● Instructions for the task: The lines from the top of the material below through the line containing "from matplotlib.lines import Line2D" are to be printed exactly, with pictures omitted.

● The input:
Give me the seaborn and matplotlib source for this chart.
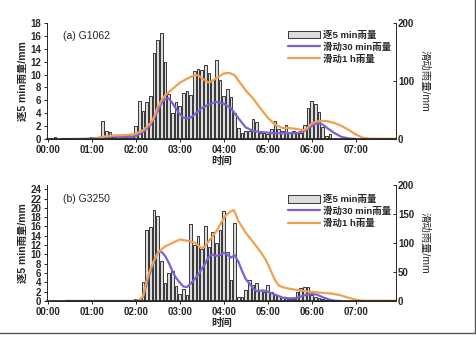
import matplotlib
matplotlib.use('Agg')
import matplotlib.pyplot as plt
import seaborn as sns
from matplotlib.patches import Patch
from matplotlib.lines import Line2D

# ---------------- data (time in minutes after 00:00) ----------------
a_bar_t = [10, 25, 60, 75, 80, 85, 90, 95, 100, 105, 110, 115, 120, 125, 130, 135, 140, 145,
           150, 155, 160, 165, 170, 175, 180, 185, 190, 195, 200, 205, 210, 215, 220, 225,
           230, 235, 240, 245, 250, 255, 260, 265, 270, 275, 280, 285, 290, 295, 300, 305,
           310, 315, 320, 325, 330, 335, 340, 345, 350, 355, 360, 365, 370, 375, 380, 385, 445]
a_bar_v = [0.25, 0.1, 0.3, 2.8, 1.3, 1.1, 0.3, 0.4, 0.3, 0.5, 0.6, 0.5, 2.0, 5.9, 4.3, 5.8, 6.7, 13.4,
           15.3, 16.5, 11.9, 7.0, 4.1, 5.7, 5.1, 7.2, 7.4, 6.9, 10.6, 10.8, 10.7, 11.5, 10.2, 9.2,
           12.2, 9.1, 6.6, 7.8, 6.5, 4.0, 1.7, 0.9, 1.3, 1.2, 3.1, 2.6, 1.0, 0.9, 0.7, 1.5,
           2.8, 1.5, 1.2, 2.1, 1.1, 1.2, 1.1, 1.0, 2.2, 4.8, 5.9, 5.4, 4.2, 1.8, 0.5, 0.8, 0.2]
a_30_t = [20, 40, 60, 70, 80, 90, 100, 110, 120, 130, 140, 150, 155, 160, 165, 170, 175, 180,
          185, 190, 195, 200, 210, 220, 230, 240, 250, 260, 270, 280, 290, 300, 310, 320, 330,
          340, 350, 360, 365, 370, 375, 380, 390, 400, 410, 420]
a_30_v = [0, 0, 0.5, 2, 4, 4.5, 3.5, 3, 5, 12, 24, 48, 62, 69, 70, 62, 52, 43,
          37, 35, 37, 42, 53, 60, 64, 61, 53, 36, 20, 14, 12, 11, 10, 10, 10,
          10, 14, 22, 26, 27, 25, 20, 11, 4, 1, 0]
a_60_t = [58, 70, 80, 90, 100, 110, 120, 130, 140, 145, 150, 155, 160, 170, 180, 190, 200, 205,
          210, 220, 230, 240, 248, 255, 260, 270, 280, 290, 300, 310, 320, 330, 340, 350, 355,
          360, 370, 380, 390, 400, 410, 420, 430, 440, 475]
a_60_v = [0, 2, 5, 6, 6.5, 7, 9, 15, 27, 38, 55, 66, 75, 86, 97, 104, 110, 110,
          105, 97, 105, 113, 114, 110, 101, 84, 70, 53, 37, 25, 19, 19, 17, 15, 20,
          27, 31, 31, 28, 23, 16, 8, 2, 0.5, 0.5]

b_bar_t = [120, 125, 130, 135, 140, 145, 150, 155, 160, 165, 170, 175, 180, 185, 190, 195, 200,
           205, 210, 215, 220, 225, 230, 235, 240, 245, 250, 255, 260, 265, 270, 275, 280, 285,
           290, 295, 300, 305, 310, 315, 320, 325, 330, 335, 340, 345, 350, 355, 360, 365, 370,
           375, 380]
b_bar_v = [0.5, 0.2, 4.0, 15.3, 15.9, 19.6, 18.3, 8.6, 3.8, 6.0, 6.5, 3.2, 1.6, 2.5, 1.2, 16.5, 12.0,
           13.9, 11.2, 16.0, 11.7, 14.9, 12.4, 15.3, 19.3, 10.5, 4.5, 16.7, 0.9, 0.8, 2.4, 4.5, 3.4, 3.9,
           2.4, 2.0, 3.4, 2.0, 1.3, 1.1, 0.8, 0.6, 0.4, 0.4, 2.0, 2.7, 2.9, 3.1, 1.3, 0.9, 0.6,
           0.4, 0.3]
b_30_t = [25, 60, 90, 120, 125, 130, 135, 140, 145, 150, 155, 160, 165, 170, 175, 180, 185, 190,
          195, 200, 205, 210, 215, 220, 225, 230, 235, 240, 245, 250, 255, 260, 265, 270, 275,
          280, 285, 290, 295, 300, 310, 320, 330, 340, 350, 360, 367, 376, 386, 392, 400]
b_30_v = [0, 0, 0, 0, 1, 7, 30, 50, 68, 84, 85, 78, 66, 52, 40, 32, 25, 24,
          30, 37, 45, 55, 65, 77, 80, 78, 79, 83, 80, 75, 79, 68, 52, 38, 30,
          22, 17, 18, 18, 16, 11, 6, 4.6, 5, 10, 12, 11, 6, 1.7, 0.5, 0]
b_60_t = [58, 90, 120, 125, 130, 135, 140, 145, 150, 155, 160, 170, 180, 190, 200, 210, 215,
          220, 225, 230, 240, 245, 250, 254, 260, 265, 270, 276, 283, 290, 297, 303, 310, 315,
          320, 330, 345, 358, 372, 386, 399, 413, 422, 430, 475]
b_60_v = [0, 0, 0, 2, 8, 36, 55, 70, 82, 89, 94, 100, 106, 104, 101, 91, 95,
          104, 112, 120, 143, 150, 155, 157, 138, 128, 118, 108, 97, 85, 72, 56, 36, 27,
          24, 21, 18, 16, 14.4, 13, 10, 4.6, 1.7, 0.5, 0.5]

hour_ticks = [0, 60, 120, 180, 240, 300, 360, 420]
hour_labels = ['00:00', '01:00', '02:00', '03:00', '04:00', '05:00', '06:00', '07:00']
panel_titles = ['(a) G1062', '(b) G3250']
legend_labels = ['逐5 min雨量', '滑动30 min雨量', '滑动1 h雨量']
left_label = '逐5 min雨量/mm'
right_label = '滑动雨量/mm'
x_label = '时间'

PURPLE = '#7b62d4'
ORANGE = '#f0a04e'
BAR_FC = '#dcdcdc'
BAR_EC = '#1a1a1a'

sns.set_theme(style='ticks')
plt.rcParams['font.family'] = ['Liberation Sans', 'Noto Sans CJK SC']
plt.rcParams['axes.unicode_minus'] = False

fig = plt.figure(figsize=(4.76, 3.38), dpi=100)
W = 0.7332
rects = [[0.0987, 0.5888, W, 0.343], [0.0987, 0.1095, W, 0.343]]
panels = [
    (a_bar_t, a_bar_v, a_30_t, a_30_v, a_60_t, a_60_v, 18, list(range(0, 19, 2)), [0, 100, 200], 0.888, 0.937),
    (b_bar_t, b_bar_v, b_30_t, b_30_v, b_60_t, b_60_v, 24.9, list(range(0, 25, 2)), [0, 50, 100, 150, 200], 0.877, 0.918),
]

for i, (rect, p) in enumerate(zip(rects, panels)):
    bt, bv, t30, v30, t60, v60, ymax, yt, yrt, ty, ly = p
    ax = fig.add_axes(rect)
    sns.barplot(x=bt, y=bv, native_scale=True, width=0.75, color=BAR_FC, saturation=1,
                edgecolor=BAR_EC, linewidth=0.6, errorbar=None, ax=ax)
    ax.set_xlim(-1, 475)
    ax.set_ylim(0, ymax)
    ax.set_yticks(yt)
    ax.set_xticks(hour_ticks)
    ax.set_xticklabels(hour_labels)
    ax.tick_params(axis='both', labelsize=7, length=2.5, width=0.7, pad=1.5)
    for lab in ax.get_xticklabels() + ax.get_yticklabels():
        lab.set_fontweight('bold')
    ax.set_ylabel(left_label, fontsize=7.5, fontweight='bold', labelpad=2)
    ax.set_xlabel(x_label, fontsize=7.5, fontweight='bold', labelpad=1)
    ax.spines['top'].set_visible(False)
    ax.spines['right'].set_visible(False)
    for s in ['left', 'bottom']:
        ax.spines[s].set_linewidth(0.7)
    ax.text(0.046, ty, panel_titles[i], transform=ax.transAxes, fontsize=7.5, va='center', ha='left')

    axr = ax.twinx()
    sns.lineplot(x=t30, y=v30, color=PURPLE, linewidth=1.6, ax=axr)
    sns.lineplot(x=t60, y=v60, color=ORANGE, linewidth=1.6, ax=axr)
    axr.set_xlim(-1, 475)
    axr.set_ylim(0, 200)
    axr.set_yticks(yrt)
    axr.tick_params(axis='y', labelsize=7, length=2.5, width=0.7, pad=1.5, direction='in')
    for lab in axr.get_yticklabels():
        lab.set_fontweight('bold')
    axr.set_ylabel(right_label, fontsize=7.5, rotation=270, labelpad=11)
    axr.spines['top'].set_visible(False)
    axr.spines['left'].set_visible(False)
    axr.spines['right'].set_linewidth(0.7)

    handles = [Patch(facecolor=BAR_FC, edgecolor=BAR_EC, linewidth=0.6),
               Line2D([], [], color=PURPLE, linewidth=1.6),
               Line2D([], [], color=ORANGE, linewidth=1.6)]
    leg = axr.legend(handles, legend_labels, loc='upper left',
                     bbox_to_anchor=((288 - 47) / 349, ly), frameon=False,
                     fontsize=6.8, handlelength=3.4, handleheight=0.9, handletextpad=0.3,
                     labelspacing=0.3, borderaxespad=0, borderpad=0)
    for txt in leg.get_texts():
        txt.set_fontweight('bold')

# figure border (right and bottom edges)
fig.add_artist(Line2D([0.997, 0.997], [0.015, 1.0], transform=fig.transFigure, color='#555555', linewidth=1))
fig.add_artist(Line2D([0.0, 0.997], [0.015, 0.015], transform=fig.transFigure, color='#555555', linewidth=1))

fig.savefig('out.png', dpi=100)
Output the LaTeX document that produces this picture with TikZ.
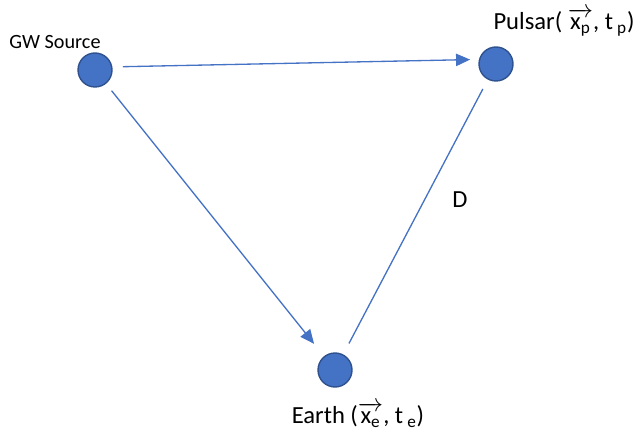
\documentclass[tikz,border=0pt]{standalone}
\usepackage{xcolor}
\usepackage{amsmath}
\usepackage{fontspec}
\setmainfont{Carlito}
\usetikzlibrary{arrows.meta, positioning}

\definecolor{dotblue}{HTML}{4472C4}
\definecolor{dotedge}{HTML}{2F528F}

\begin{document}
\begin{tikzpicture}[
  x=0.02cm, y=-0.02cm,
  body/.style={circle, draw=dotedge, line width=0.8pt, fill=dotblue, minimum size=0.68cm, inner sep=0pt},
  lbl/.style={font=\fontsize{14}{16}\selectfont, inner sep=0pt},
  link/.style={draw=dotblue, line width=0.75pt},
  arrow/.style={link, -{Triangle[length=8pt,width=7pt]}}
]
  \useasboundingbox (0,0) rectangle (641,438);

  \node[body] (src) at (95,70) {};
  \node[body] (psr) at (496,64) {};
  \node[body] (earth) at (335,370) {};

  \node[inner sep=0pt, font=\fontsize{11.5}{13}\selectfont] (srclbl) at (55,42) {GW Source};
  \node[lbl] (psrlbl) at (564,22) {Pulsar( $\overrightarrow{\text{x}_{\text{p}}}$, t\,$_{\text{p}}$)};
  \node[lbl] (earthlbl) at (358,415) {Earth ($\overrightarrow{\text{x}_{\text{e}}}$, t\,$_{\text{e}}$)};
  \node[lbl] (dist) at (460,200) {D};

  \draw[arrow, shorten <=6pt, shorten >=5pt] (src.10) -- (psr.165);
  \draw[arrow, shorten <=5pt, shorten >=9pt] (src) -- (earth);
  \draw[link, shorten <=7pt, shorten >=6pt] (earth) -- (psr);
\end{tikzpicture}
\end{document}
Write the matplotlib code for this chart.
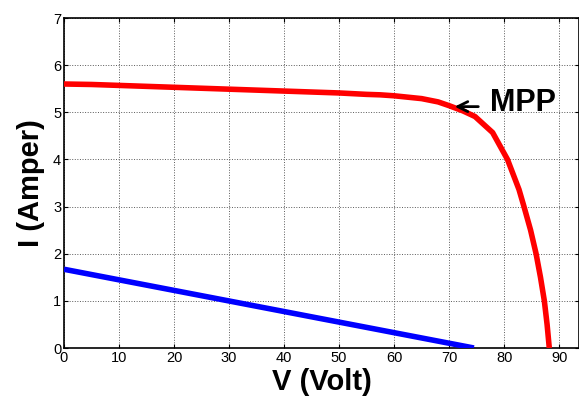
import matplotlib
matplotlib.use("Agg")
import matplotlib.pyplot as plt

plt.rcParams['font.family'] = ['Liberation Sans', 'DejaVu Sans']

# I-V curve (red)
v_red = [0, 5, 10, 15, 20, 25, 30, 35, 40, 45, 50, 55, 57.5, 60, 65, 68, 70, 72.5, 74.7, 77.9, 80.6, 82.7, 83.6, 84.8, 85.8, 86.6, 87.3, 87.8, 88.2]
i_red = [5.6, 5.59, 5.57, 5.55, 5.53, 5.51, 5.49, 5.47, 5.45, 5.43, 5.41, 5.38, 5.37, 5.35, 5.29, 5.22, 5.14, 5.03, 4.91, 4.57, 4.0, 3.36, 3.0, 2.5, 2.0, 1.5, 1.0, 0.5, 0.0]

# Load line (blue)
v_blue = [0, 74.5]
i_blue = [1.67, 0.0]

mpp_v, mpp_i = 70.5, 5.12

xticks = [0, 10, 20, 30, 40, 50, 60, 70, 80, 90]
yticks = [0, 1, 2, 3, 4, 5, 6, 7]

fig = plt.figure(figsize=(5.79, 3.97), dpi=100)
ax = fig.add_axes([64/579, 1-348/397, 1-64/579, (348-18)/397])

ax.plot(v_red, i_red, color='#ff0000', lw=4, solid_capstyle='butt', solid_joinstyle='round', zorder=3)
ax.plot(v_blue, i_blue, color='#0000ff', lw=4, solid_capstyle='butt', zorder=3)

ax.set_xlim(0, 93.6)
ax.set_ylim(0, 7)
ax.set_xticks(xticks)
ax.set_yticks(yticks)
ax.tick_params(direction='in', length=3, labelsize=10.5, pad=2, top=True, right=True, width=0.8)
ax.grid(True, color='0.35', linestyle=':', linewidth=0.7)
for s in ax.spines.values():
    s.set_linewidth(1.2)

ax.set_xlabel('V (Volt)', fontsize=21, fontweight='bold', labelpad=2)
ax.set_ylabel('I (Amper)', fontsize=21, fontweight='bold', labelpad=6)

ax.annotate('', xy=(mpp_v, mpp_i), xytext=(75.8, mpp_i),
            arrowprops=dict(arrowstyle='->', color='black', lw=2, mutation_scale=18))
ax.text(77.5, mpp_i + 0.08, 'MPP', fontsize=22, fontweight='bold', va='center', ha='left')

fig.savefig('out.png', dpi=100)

● Solution:
Give me the seaborn and matplotlib source for this chart.
import matplotlib
matplotlib.use('Agg')
import matplotlib.pyplot as plt
import seaborn as sns
from matplotlib.patches import Patch
from matplotlib.lines import Line2D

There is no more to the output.